Witnessing the Forces Tesseract Rmx
Brokensine a.k.a. Dan McFarren likes the glitchy and the overdriven - that is, taking any sound that's smooth or clean and reducing it to its primal sonic components. An electronic music producer / DJ, Brokensine is known for making sounds simply to marvel at their effect on barometric pressure and human psychoacoustics. As a remix producer, he's never afraid to tastefully garble whatever is left from the original parts, then reassemble the pieces for full and unique originality.
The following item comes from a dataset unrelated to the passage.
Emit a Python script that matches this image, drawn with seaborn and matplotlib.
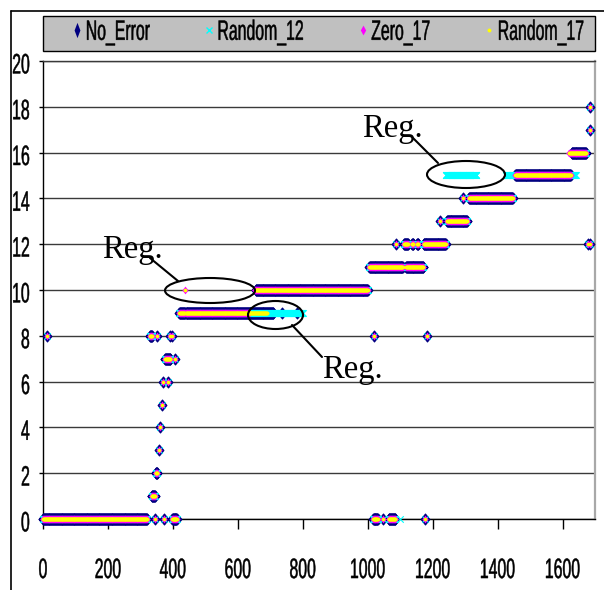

The approach he took to remix Witnessing the Forces was inspired by the overarching theme of the original "ff: W1 album", which impregnated his mind's eye with thoughts of tesseract worlds and the tangible multiverse:
"Julius's approach to musical originality has always inspired me to embrace the strange nature of my own creativity. When I was given the opportunity to collaborate on one of his most anticipated works, I knew I had to align with our mutual appreciation of the finer nuances that come from breaking through conventional ways of creating sounds."